Ever wonder where a stylish luxury brand you love got its name? Most are no surprises---Tom Ford and Alexander Wang are the names of their founder/designer---but a lot of the more inventive names have some cool stories behind it.
Acne Studios: An acronym for Ambition to Create Novel Expressions.
Band Of Outsiders: It's the English translation to a classic French movie Bande à Part.
Miu Miu: Prada's sister brand that was launched by Mario Prada's granddaughter Miuccia. Miu Miu was her childhood nickname.
Moncler: The company name from come the abbreviation of Monestier-de-Clermont, an Alpine town near Grenoble, France.
Rag & Bone: A "rag and bone man" used to go around town with a horse and cart asking for old bone to create candles. They were always in handmade disheveled suits, which the founders thought defined their aesthetic of mixing tailored clothing with workwear.
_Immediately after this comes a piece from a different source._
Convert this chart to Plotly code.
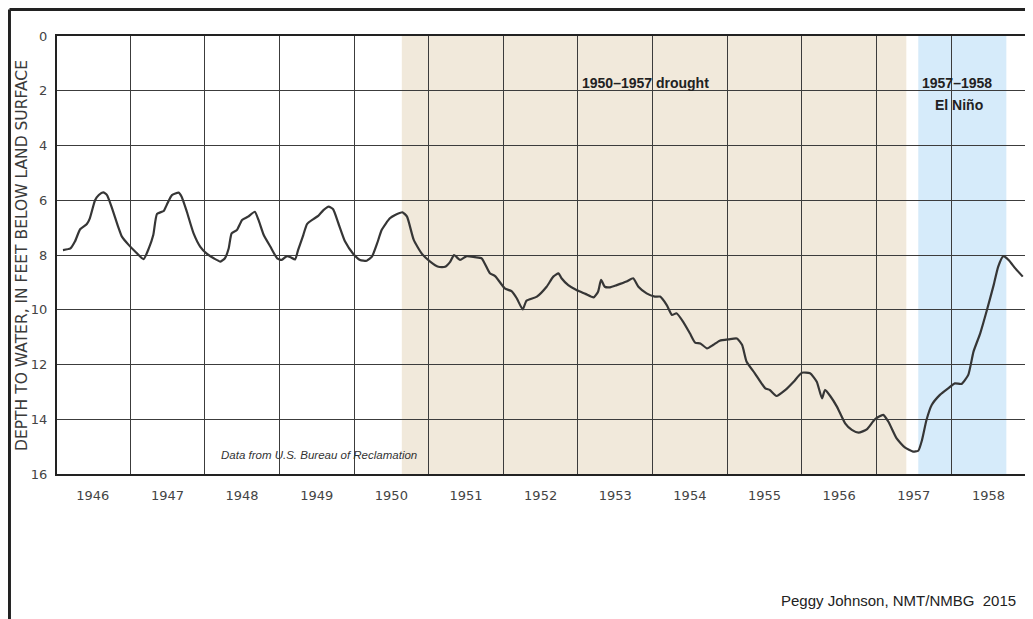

7 For All Mankind: Based on a study that the average person owns seven pairs of jeans.
Rolex: The brand name was randomly made up because the founders wanted something that was easy to pronounce in all languages.
Nike: Named after the Greek Goddess for victory.
Dior: The name means "golden gift."
Persol: In Italian, the words "per il sole" means "for the sun."
Burberry: Founded in 1856 by Thomas Burberry.
Adidas: Adolf "Adi" Dassler founded the company and got the name by combining his nickname with the first three letters of his last name.
Our Legacy: Taken from a tattoo that read "OUR LEGACY ARE FOREVER" each founder got before starting the company.
COMME des GARÇONS: Means "like boys" in French. The label was womenswear only at first with an emphasis on distressed---almost tom boy like---clothing.
Ralph Lauren: Ralph's real last name is Lifshitz, so he switched it something that sounds about 1,000 times nicer.
CWST: Pronounced "quest," it's a combination of both "California" and "west."
Gant: Founded by Bernard Gantmacher, who took the first four letters of his last name to create the company.
Tiffany & Co: Originally named Tiffany, Young and Ellis, it switched names when its founder, Charles Tiffany, positioned the company as a jeweler in 1853.
Reigning Champ: They were thought of as the "Reigning Champ" of fleece manufacturing in the industry and the name stuck when they decided to not just sell fabric, but sell some clothes under their own label.
A.P.C.: It stands for "Atelier de Production et de Création," which in English means "Production Workshop and Creation."
Visvim: It's founder wanted something that started with a "V" and something that didn't mean anything. He went through a Latin dictionary and combined the words "vis" and "vim."